start
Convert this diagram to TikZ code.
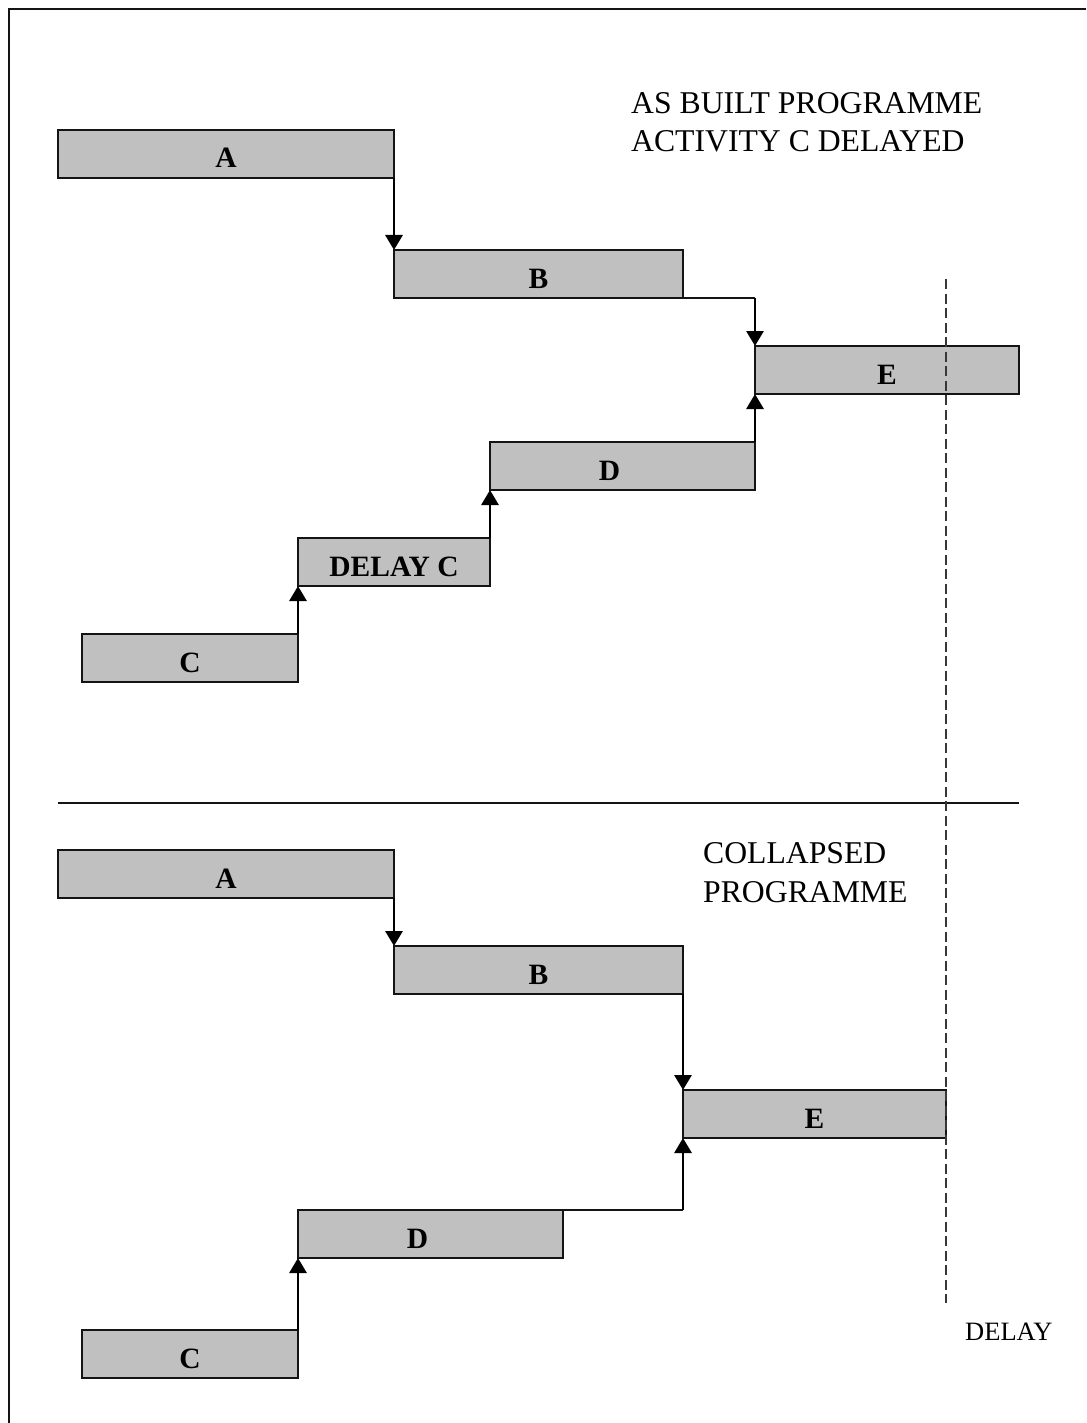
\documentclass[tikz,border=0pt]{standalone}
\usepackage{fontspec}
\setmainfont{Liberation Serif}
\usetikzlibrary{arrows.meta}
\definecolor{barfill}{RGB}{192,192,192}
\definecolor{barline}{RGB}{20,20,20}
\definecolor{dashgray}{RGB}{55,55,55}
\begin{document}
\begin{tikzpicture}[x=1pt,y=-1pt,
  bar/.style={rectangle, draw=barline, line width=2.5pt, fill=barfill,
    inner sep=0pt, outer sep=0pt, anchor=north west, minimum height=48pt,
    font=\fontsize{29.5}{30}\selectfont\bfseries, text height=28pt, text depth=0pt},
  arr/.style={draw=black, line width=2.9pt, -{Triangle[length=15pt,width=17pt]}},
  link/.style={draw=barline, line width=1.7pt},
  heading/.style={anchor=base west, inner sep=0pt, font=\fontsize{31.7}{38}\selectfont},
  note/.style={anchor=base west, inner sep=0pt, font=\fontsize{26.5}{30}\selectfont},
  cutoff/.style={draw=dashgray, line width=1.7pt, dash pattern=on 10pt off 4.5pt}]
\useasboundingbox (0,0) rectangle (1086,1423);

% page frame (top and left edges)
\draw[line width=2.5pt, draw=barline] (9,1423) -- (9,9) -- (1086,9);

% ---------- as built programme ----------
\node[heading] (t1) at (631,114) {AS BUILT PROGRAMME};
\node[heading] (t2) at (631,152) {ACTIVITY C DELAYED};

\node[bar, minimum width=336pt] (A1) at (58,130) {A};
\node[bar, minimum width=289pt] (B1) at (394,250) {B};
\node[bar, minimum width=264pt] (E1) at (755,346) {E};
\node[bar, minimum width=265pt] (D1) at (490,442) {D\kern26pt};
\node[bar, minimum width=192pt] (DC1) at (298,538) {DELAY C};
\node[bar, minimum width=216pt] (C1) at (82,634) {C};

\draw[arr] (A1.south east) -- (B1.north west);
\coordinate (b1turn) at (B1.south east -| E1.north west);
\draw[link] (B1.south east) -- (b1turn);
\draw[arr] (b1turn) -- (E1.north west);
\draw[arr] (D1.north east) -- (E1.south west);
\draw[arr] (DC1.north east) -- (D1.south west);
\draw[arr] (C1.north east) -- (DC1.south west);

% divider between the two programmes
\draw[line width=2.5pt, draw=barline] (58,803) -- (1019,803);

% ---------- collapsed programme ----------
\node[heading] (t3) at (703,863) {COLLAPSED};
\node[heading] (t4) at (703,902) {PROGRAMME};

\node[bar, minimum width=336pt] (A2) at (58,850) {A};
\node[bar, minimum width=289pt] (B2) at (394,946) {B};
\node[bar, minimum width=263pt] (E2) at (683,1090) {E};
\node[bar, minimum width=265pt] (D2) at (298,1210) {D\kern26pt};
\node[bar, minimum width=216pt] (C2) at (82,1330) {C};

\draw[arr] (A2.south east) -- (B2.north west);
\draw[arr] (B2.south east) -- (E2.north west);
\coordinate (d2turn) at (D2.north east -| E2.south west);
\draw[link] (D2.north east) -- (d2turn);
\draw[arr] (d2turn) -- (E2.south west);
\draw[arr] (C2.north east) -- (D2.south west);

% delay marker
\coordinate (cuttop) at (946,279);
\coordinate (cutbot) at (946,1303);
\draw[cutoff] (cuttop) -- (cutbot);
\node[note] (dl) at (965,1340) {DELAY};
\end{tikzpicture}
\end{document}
end
DIRECTION
Starting at the first line of the material, output exactly the lines up to and including the one with "(9,9) -- (1086,9);". Do not include the pictures.

CORRECT RESULT
Convert this diagram to TikZ code.
\documentclass[tikz,border=0pt]{standalone}
\usepackage{fontspec}
\setmainfont{Liberation Serif}
\usetikzlibrary{arrows.meta}
\definecolor{barfill}{RGB}{192,192,192}
\definecolor{barline}{RGB}{20,20,20}
\definecolor{dashgray}{RGB}{55,55,55}
\begin{document}
\begin{tikzpicture}[x=1pt,y=-1pt,
  bar/.style={rectangle, draw=barline, line width=2.5pt, fill=barfill,
    inner sep=0pt, outer sep=0pt, anchor=north west, minimum height=48pt,
    font=\fontsize{29.5}{30}\selectfont\bfseries, text height=28pt, text depth=0pt},
  arr/.style={draw=black, line width=2.9pt, -{Triangle[length=15pt,width=17pt]}},
  link/.style={draw=barline, line width=1.7pt},
  heading/.style={anchor=base west, inner sep=0pt, font=\fontsize{31.7}{38}\selectfont},
  note/.style={anchor=base west, inner sep=0pt, font=\fontsize{26.5}{30}\selectfont},
  cutoff/.style={draw=dashgray, line width=1.7pt, dash pattern=on 10pt off 4.5pt}]
\useasboundingbox (0,0) rectangle (1086,1423);

% page frame (top and left edges)
\draw[line width=2.5pt, draw=barline] (9,1423) -- (9,9) -- (1086,9);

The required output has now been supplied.